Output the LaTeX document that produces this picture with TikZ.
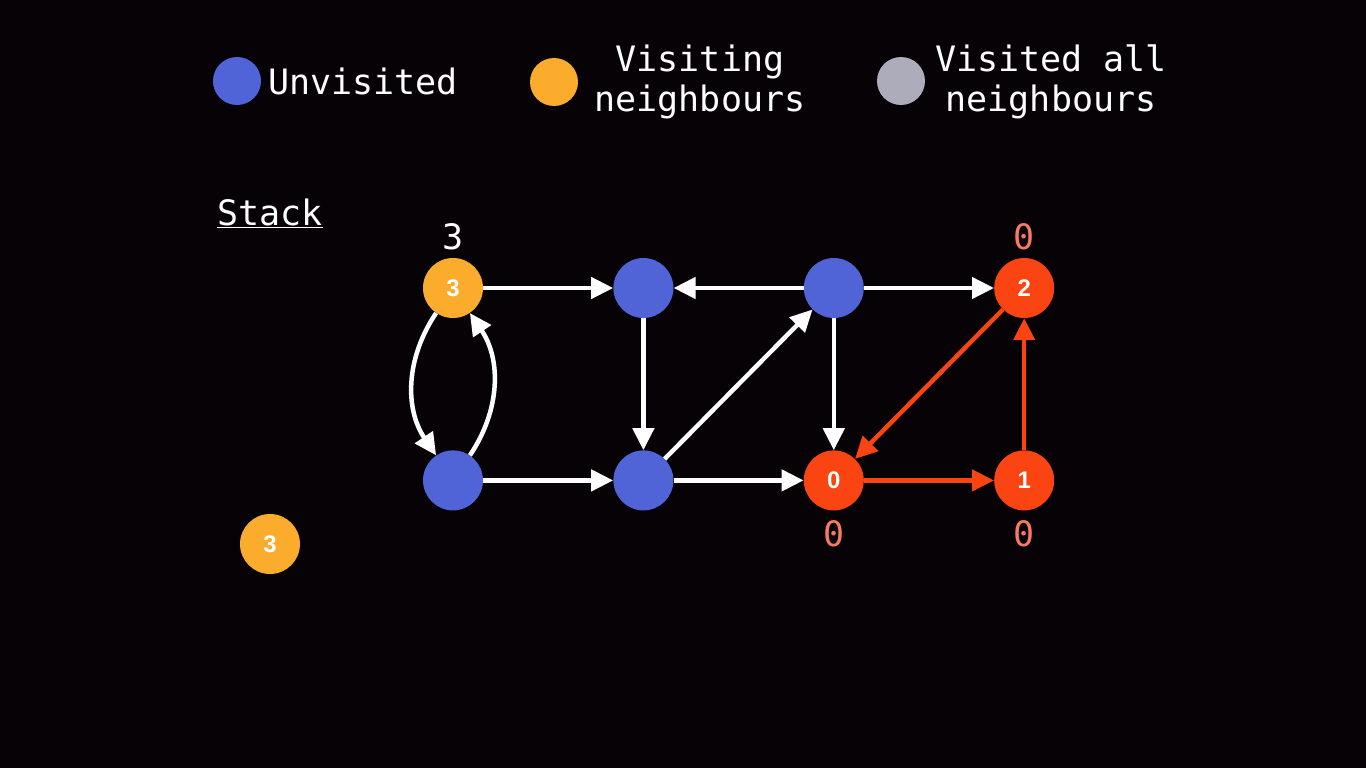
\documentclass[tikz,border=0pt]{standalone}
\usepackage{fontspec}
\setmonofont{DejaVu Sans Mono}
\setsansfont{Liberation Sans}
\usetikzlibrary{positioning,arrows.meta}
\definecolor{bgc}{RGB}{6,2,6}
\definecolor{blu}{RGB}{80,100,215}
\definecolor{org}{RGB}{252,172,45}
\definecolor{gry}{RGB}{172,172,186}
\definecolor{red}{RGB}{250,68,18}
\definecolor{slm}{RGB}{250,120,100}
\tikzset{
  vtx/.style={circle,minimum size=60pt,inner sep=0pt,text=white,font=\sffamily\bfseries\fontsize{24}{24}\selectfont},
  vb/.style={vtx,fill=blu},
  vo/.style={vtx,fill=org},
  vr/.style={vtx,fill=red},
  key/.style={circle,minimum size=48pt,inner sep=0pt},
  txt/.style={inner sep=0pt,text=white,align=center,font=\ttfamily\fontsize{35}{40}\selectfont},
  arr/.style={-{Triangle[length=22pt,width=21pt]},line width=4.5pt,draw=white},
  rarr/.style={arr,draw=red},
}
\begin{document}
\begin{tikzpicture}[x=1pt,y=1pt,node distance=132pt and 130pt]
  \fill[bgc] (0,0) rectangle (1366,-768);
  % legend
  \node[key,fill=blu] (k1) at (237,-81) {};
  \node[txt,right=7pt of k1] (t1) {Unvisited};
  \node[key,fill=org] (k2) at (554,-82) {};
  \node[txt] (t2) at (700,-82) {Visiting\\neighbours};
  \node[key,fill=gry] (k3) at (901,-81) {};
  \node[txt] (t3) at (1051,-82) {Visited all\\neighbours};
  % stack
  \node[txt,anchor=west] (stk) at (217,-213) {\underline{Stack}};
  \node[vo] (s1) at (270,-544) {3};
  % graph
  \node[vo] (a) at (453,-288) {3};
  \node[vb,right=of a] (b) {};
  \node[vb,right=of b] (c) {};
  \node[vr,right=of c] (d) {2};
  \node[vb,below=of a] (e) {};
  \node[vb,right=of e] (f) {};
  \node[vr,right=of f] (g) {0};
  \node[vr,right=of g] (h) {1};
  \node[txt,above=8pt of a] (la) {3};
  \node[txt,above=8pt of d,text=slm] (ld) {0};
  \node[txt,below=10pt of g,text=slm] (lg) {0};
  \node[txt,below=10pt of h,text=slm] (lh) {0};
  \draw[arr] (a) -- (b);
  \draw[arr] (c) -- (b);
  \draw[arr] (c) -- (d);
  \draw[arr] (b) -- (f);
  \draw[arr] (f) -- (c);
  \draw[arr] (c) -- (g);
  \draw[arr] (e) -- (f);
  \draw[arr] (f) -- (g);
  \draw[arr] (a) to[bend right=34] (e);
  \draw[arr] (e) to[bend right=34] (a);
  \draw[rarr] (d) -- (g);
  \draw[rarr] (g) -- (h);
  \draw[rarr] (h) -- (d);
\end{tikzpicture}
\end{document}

######

Quote in full the listing given above; the images are to be left out.

Output the LaTeX document that produces this picture with TikZ.
\documentclass[tikz,border=0pt]{standalone}
\usepackage{fontspec}
\setmonofont{DejaVu Sans Mono}
\setsansfont{Liberation Sans}
\usetikzlibrary{positioning,arrows.meta}
\definecolor{bgc}{RGB}{6,2,6}
\definecolor{blu}{RGB}{80,100,215}
\definecolor{org}{RGB}{252,172,45}
\definecolor{gry}{RGB}{172,172,186}
\definecolor{red}{RGB}{250,68,18}
\definecolor{slm}{RGB}{250,120,100}
\tikzset{
  vtx/.style={circle,minimum size=60pt,inner sep=0pt,text=white,font=\sffamily\bfseries\fontsize{24}{24}\selectfont},
  vb/.style={vtx,fill=blu},
  vo/.style={vtx,fill=org},
  vr/.style={vtx,fill=red},
  key/.style={circle,minimum size=48pt,inner sep=0pt},
  txt/.style={inner sep=0pt,text=white,align=center,font=\ttfamily\fontsize{35}{40}\selectfont},
  arr/.style={-{Triangle[length=22pt,width=21pt]},line width=4.5pt,draw=white},
  rarr/.style={arr,draw=red},
}
\begin{document}
\begin{tikzpicture}[x=1pt,y=1pt,node distance=132pt and 130pt]
  \fill[bgc] (0,0) rectangle (1366,-768);
  % legend
  \node[key,fill=blu] (k1) at (237,-81) {};
  \node[txt,right=7pt of k1] (t1) {Unvisited};
  \node[key,fill=org] (k2) at (554,-82) {};
  \node[txt] (t2) at (700,-82) {Visiting\\neighbours};
  \node[key,fill=gry] (k3) at (901,-81) {};
  \node[txt] (t3) at (1051,-82) {Visited all\\neighbours};
  % stack
  \node[txt,anchor=west] (stk) at (217,-213) {\underline{Stack}};
  \node[vo] (s1) at (270,-544) {3};
  % graph
  \node[vo] (a) at (453,-288) {3};
  \node[vb,right=of a] (b) {};
  \node[vb,right=of b] (c) {};
  \node[vr,right=of c] (d) {2};
  \node[vb,below=of a] (e) {};
  \node[vb,right=of e] (f) {};
  \node[vr,right=of f] (g) {0};
  \node[vr,right=of g] (h) {1};
  \node[txt,above=8pt of a] (la) {3};
  \node[txt,above=8pt of d,text=slm] (ld) {0};
  \node[txt,below=10pt of g,text=slm] (lg) {0};
  \node[txt,below=10pt of h,text=slm] (lh) {0};
  \draw[arr] (a) -- (b);
  \draw[arr] (c) -- (b);
  \draw[arr] (c) -- (d);
  \draw[arr] (b) -- (f);
  \draw[arr] (f) -- (c);
  \draw[arr] (c) -- (g);
  \draw[arr] (e) -- (f);
  \draw[arr] (f) -- (g);
  \draw[arr] (a) to[bend right=34] (e);
  \draw[arr] (e) to[bend right=34] (a);
  \draw[rarr] (d) -- (g);
  \draw[rarr] (g) -- (h);
  \draw[rarr] (h) -- (d);
\end{tikzpicture}
\end{document}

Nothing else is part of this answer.